2. Kembaran transformasi
Kembaran ini dapat terjadi karena kristal mengalami transformasi karena perubahan P dan T terutama karena perubahan T. Hal ini hanya dapat terjadi pada kristal yang mempunyai struktur dan simetri yang berbeda pada kondisi P dan T yang berbeda. Pada saat P&T berubah, bagian tertentu dari kristal ada yang stabil ada yang mengalami perubahan orientasi kisi, sehingga terjadi perbedaan orientasi pada bagian berbeda dari kristal. Contoh: kembaran dauphin dan kembaran brazil pada kuarsa terbentuk karena penurunan T. Contoh lain adalah kembaran periklin yang terjadi pada saat sanidin (monoklin, high T) berubah menjadi mikroklin (triklin, low T).

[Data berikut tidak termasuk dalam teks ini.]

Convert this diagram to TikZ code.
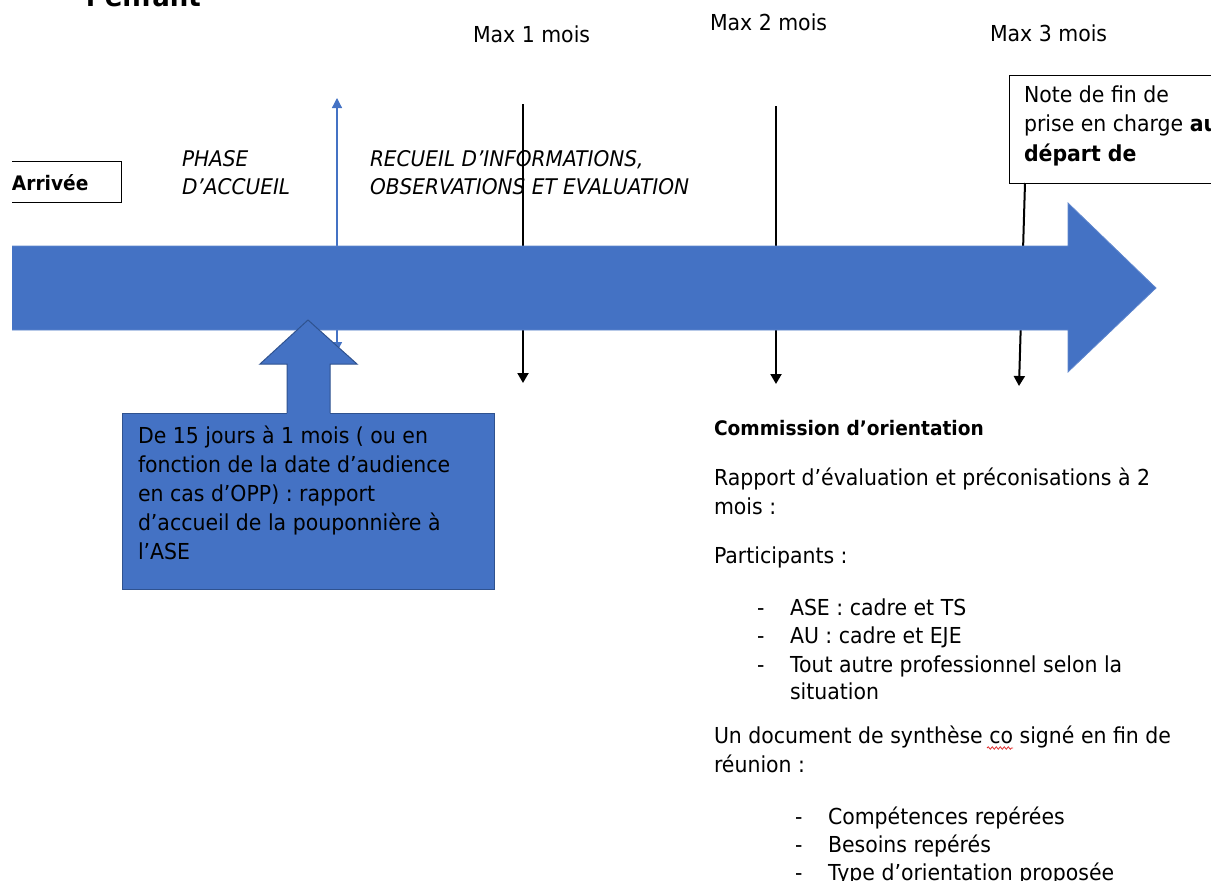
\documentclass[tikz,border=0pt]{standalone}
\usepackage{fontspec}
\setmainfont{DejaVu Sans}[FakeStretch=0.93]
\usetikzlibrary{arrows.meta,decorations.pathmorphing}
\definecolor{arrowblue}{HTML}{4472C4}
\definecolor{edgeblue}{HTML}{2F528F}
\definecolor{spellred}{HTML}{E03030}
\begin{document}
\begin{tikzpicture}[x=1pt,y=-1pt,
  every node/.style={inner sep=0pt,outer sep=0pt},
  txt/.style={anchor=base west,font=\fontsize{22}{29}\selectfont},
  btxt/.style={anchor=base west,font=\fontsize{20}{29}\selectfont\bfseries},
  itxt/.style={anchor=base west,font=\fontsize{21.6}{28}\selectfont\itshape},
  tick/.style={line width=2pt,-{Triangle[width=11pt,length=10pt]}},
  thinblue/.style={draw=arrowblue,line width=1.2pt,{Triangle[width=10pt,length=10pt]}-{Triangle[width=10pt,length=10pt]}},
  bigarrow/.style={fill=arrowblue,draw=arrowblue!85!white,line width=0.8pt},
  bluebox/.style={fill=arrowblue,draw=edgeblue,line width=1pt}]
\useasboundingbox (0,0) rectangle (1211,881);
\clip (12,0) rectangle (1211,881);

% title (cut at top)
\node[anchor=base west,font=\fontsize{28}{30}\selectfont\bfseries] (title) at (86,6) {l’enfant};

% Arrivee box
\node[draw,line width=1pt,minimum width=130pt,minimum height=41pt,anchor=north east] (arrbox) at (121,161) {};
\node[btxt] (arrivee) at (12,190) {Arrivée};

% phase labels
\node[itxt] (ph1) at (182,166) {PHASE};
\node[itxt] (ph2) at (182,194) {D’ACCUEIL};
\node[itxt] (rc1) at (370,166) {RECUEIL D’INFORMATIONS,};
\node[itxt] (rc2) at (370,194) {OBSERVATIONS ET EVALUATION};

% max labels
\node[txt] (m1) at (473,42) {Max 1 mois};
\node[txt] (m2) at (710,30) {Max 2 mois};
\node[txt] (m3) at (990,41) {Max 3 mois};

% note box
\node[draw,fill=white,line width=1pt,minimum width=230pt,minimum height=108pt,anchor=north west] (note) at (1009,75) {};
\node[txt] (n1) at (1024,102) {Note de fin de};
\node[txt] (n2) at (1024,131) {prise en charge \textbf{au}};
\node[txt,font=\fontsize{22}{29}\selectfont\bfseries] (n3) at (1024,161) {départ de};

% coordinates for connectors
\coordinate (bt) at (337,98);
\coordinate (bb) at (337,352);
\coordinate (t1a) at (523,104);
\coordinate (t1b) at (523,383);
\coordinate (t2a) at (776,106);
\coordinate (t2b) at (776,384);
\coordinate (t3a) at (1025,183);
\coordinate (t3b) at (1019,386);

% connectors behind the big arrow
\draw[thinblue] (bb) -- (bt);
\draw[tick] (t1a) -- (t1b);
\draw[tick] (t2a) -- (t2b);
\draw[tick] (t3a) -- (t3b);

% big timeline arrow
\draw[bigarrow] (0,246) -- (1068,246) -- (1068,203) -- (1156,288) -- (1068,372) -- (1068,330) -- (0,330) -- cycle;

% report box and up arrow
\node[bluebox,minimum width=372pt,minimum height=176pt,anchor=north west] (report) at (122,413) {};
\fill[arrowblue] (287,414) -- (287,364) -- (260,364) -- (308,320) -- (357,364) -- (330,364) -- (330,414) -- cycle;
\draw[edgeblue,line width=1pt] (287,413) -- (287,364) -- (260,364) -- (308,320) -- (357,364) -- (330,364) -- (330,413);

\node[txt] (r1) at (138,443) {De 15 jours à 1 mois ( ou en};
\node[txt] (r2) at (138,472) {fonction de la date d’audience};
\node[txt] (r3) at (138,501) {en cas d’OPP) : rapport};
\node[txt] (r4) at (138,530) {d’accueil de la pouponnière à};
\node[txt] (r5) at (138,559) {l’ASE};

% commission text
\node[btxt] (c1) at (714,435) {Commission d’orientation};
\node[txt] (c2) at (714,485) {Rapport d’évaluation et préconisations à 2};
\node[txt] (c3) at (714,514) {mois :};
\node[txt] (c4) at (714,563) {Participants :};
\node[txt] (d1) at (757,615) {-};
\node[txt] (d2) at (757,643) {-};
\node[txt] (d3) at (757,672) {-};
\node[txt] (l1) at (790,615) {ASE : cadre et TS};
\node[txt] (l2) at (790,643) {AU : cadre et EJE};
\node[txt] (l3) at (790,672) {Tout autre professionnel selon la};
\node[txt] (l4) at (790,699) {situation};
\node[txt] (c5) at (714,743) {Un document de synthèse co signé en fin de};
\node[txt] (c6) at (714,772) {réunion :};
\node[txt] (e1) at (795,824) {-};
\node[txt] (e2) at (795,852) {-};
\node[txt] (e3) at (795,880) {-};
\node[txt] (k1) at (828,824) {Compétences repérées};
\node[txt] (k2) at (828,852) {Besoins repérés};
\node[txt] (k3) at (828,880) {Type d’orientation proposée};

% spelling underline
\draw[spellred,line width=0.8pt,decorate,decoration={snake,amplitude=1.2pt,segment length=4pt}] (987,748) -- (1013,748);
\end{tikzpicture}
\end{document}
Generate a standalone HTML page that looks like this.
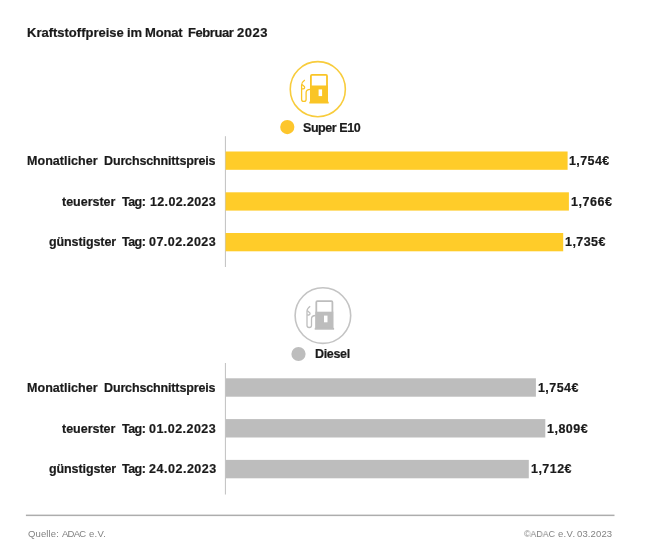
<!DOCTYPE html>
<html><head><meta charset="utf-8">
<style>
html,body{margin:0;padding:0;background:#fff;}
body{width:650px;height:558px;position:relative;overflow:hidden;font-family:"Liberation Sans",sans-serif;color:#1a1a1a;}
.t{position:absolute;white-space:nowrap;line-height:16px;height:16px;will-change:transform;-webkit-text-stroke:0.2px #1a1a1a;}
.f{position:absolute;white-space:nowrap;line-height:12px;height:12px;color:#828282;will-change:transform;}
.bar{position:absolute;left:225.5px;height:18.4px;}
.y{background:#ffcc29;}
.g{background:#bdbdbd;}
.axis{position:absolute;left:225px;width:1px;background:#c8c8c8;}
.dot{position:absolute;width:14px;height:14px;border-radius:50%;}
</style></head><body>
<div class="t" style="left:26.85px;top:24.5px;font-size:13px;font-weight:bold;letter-spacing:-0.003px;">Kraftstoffpreise</div>
<div class="t" style="left:126.55px;top:24.5px;font-size:13px;font-weight:bold;letter-spacing:-0.2px;">im</div>
<div class="t" style="left:144.95px;top:24.5px;font-size:13px;font-weight:bold;letter-spacing:-0.162px;">Monat</div>
<div class="t" style="left:188.25px;top:24.5px;font-size:13px;font-weight:bold;letter-spacing:-0.417px;">Februar</div>
<div class="t" style="left:237.0px;top:24.5px;font-size:13px;font-weight:bold;letter-spacing:0.5px;">2023</div>
<svg style="position:absolute;left:285px;top:57px" width="66" height="66" viewBox="285 57 66 66">
  <circle cx="317.8" cy="89.2" r="27.55" fill="none" stroke="#f8cc3c" stroke-width="1.6"/>
  <g fill="#fac526" stroke="#fac526">
    <path d="M310.9 102 V76 Q310.9 74.9 312 74.9 H326 Q327 74.9 327 76 V102" fill="none" stroke-width="1.8"/>
    <rect x="310" y="85.5" width="17.9" height="16.5" stroke="none"/>
    <rect x="309.3" y="101.7" width="19.4" height="1.8" stroke="none"/>
    <path d="M310.2 89.3 C307.6 89.3 306.1 90.6 306.1 92.6 V99.4 Q306.1 101.3 303.85 101.3 Q301.6 101.3 301.6 99.4 V85 Q301.6 82.3 304.8 80" fill="none" stroke-width="1.3"/>
    <path d="M302 84.6 L304.4 86.6 Q305.2 88.5 303.2 88.8 L301.8 88.8" fill="none" stroke-width="1.3"/>
    <rect x="318.6" y="89.4" width="3.5" height="6.7" fill="#fff" stroke="none"/>
  </g>
</svg>
<svg style="position:absolute;left:0;top:0" width="650" height="558"><circle cx="287.3" cy="127.1" r="7.1" fill="#fdc62c"/></svg>
<div class="t" style="left:303.25px;top:119.5px;font-size:12.5px;font-weight:bold;letter-spacing:-0.438px;">Super E10</div>
<svg style="position:absolute;left:0;top:0" width="650" height="558"><rect x="224.9" y="136.2" width="1.1" height="130.8" fill="#c6c6c6"/></svg>
<svg style="position:absolute;left:0;top:0" width="650" height="558"><g fill="#ffcc29">
<rect x="225.6" y="151.5" width="342" height="18.3"/>
<rect x="225.6" y="192.3" width="343.3" height="18.3"/>
<rect x="225.6" y="233.0" width="337.6" height="18.3"/>
</g></svg>
<div class="t" style="left:26.95px;top:153px;font-size:12.5px;font-weight:bold;letter-spacing:0.045px;">Monatlicher</div>
<div class="t" style="left:104.05px;top:153px;font-size:12.5px;font-weight:bold;letter-spacing:-0.141px;">Durchschnittspreis</div>
<div class="t" style="left:61.9px;top:194px;font-size:12.5px;font-weight:bold;letter-spacing:-0.019px;">teuerster</div>
<div class="t" style="left:121.5px;top:194px;font-size:12.5px;font-weight:bold;letter-spacing:-0.533px;">Tag:</div>
<div class="t" style="left:150.05px;top:194px;font-size:12.5px;font-weight:bold;letter-spacing:0.356px;">12.02.2023</div>
<div class="t" style="left:48.5px;top:234px;font-size:12.5px;font-weight:bold;letter-spacing:-0.095px;">günstigster</div>
<div class="t" style="left:121.5px;top:234px;font-size:12.5px;font-weight:bold;letter-spacing:-0.533px;">Tag:</div>
<div class="t" style="left:149.1px;top:234px;font-size:12.5px;font-weight:bold;letter-spacing:0.456px;">07.02.2023</div>
<div class="t" style="left:569.25px;top:153px;font-size:12.5px;font-weight:bold;letter-spacing:0.41px;">1,754€</div>
<div class="t" style="left:570.95px;top:194px;font-size:12.5px;font-weight:bold;letter-spacing:0.52px;">1,766€</div>
<div class="t" style="left:565.05px;top:234px;font-size:12.5px;font-weight:bold;letter-spacing:0.44px;">1,735€</div>
<svg style="position:absolute;left:290px;top:283px" width="66" height="66" viewBox="290 283 66 66">
  <circle cx="322.9" cy="315.6" r="27.8" fill="none" stroke="#c4c4c4" stroke-width="1.6"/>
  <g transform="translate(5.4 226.2)" fill="#bdbdbd" stroke="#bdbdbd">
    <path d="M310.9 102 V76 Q310.9 74.9 312 74.9 H326 Q327 74.9 327 76 V102" fill="none" stroke-width="1.8"/>
    <rect x="310" y="85.5" width="17.9" height="16.5" stroke="none"/>
    <rect x="309.3" y="101.7" width="19.4" height="1.8" stroke="none"/>
    <path d="M310.2 89.3 C307.6 89.3 306.1 90.6 306.1 92.6 V99.4 Q306.1 101.3 303.85 101.3 Q301.6 101.3 301.6 99.4 V85 Q301.6 82.3 304.8 80" fill="none" stroke-width="1.3"/>
    <path d="M302 84.6 L304.4 86.6 Q305.2 88.5 303.2 88.8 L301.8 88.8" fill="none" stroke-width="1.3"/>
    <rect x="318.6" y="89.4" width="3.5" height="6.7" fill="#fff" stroke="none"/>
  </g>
</svg>
<svg style="position:absolute;left:0;top:0" width="650" height="558"><circle cx="298.5" cy="354.0" r="7.1" fill="#bdbdbd"/></svg>
<div class="t" style="left:314.55px;top:346px;font-size:12.5px;font-weight:bold;letter-spacing:-0.32px;">Diesel</div>
<svg style="position:absolute;left:0;top:0" width="650" height="558"><rect x="224.9" y="363" width="1.1" height="131.5" fill="#c6c6c6"/></svg>
<svg style="position:absolute;left:0;top:0" width="650" height="558"><g fill="#bdbdbd">
<rect x="225.6" y="378.3" width="310.3" height="18.4"/>
<rect x="225.6" y="419.1" width="319.7" height="18.4"/>
<rect x="225.6" y="459.9" width="303.2" height="18.4"/>
</g></svg>
<div class="t" style="left:26.95px;top:380px;font-size:12.5px;font-weight:bold;letter-spacing:0.045px;">Monatlicher</div>
<div class="t" style="left:104.05px;top:380px;font-size:12.5px;font-weight:bold;letter-spacing:-0.141px;">Durchschnittspreis</div>
<div class="t" style="left:61.9px;top:421px;font-size:12.5px;font-weight:bold;letter-spacing:-0.019px;">teuerster</div>
<div class="t" style="left:121.5px;top:421px;font-size:12.5px;font-weight:bold;letter-spacing:-0.533px;">Tag:</div>
<div class="t" style="left:149.1px;top:421px;font-size:12.5px;font-weight:bold;letter-spacing:0.456px;">01.02.2023</div>
<div class="t" style="left:48.5px;top:461px;font-size:12.5px;font-weight:bold;letter-spacing:-0.095px;">günstigster</div>
<div class="t" style="left:121.5px;top:461px;font-size:12.5px;font-weight:bold;letter-spacing:-0.533px;">Tag:</div>
<div class="t" style="left:148.55px;top:461px;font-size:12.5px;font-weight:bold;letter-spacing:0.522px;">24.02.2023</div>
<div class="t" style="left:537.75px;top:380px;font-size:12.5px;font-weight:bold;letter-spacing:0.42px;">1,754€</div>
<div class="t" style="left:547.25px;top:421px;font-size:12.5px;font-weight:bold;letter-spacing:0.48px;">1,809€</div>
<div class="t" style="left:530.75px;top:461px;font-size:12.5px;font-weight:bold;letter-spacing:0.45px;">1,712€</div>
<svg style="position:absolute;left:0;top:0" width="650" height="558"><rect x="25.9" y="514.6" width="588.6" height="1.5" fill="#adadad"/></svg>
<div class="f" style="left:28.1px;top:527.8px;font-size:9.5px;font-weight:normal;letter-spacing:0.117px;">Quelle:</div>
<div class="f" style="left:61.9px;top:527.8px;font-size:9.5px;font-weight:normal;letter-spacing:-0.733px;">ADAC</div>
<div class="f" style="left:88.55px;top:527.8px;font-size:9.5px;font-weight:normal;letter-spacing:0.283px;">e.V.</div>
<div class="f" style="left:557.75px;top:527.8px;font-size:9.5px;font-weight:normal;letter-spacing:0.333px;">e.V.</div>
<div class="f" style="left:576.55px;top:527.8px;font-size:9.5px;font-weight:normal;letter-spacing:0.133px;">03.2023</div>
<div class="f" style="left:523.8px;top:527.8px;font-size:9.5px;transform:scaleX(0.927);transform-origin:0 0;">©ADAC</div>
</body></html>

3. Kembaran Deformasi/Deformation Twins
Kembaran ini terjadi setelah kristalisasi, pada saat kristal telah padat. Karena deformasi (perubahan P) atom pada kristal dapat terdorong dari posisi semula. Apabila perubahan posisi ini terjadi pada susunan yang simetri, akan menghasilkan kembaran. Contoh kembaran jenis ini adalah polisintetik pada kalsit.
• Gelapan dan kedudukan gelapan
Pada pengamatan nikol bersilang, gelapan (keadaan di mana mineral gelap maksimal) dapat terjadi karena tidak ada cahaya yang diteruskan oleh analisator hingga mata pengamat. Pada zat anisotropik syarat terjadinya gelapan adalah kedudukan sumbu sinar berimpit dengan arah getar polarisator dan/atau analisator. Sumbu sinar = sinar cepat (x) dan sinar lambat (z). Sehingga dalam putaran 360o akan ada empat kedudukan gelapan. Sebaliknya kedudukan terang maksimal (warna interferensi maksimal) terjadi pada saat sumbu sinar membuat sudut 45o terhadap arah getar PP dan AA.
- Gelapan sejajar/paralel
Kedudukan gelapan di mana sumbu panjang kristal (sumbu c) sejajar dengan arah getar PP dan/atau AA. Sehingga dapat dikatakan sumbu optik berimpit dengan sumbu kristalografi.
- Gelapan miring
Kedudukan gelapan di mana sumbu panjang kristal (sumbu c) menyudut terhadap arah getar PP dan/atau AA. Sehingga dapat dikatakan sumbu optik menyudut terhadap sumbu kristalografi
- Gelapan bergelombang
Terjadi pada mineral yang mengalami tegangan/distorsi sehingga orientasi sebagian kisi kristal mengalami perubahan berangsur, dan kedudukan gelapan masing2 bagian agak berbeda.
- Gelapan bintik/mottled extinction
Umumnya terjadi pada mineral silikat berlapis (mika), hal ini terjadi karena perubahan orientasi kisi kristal secara lokal, sehingga tidak seluruh bagian kristal sumbu sinarnya berorientasi sama.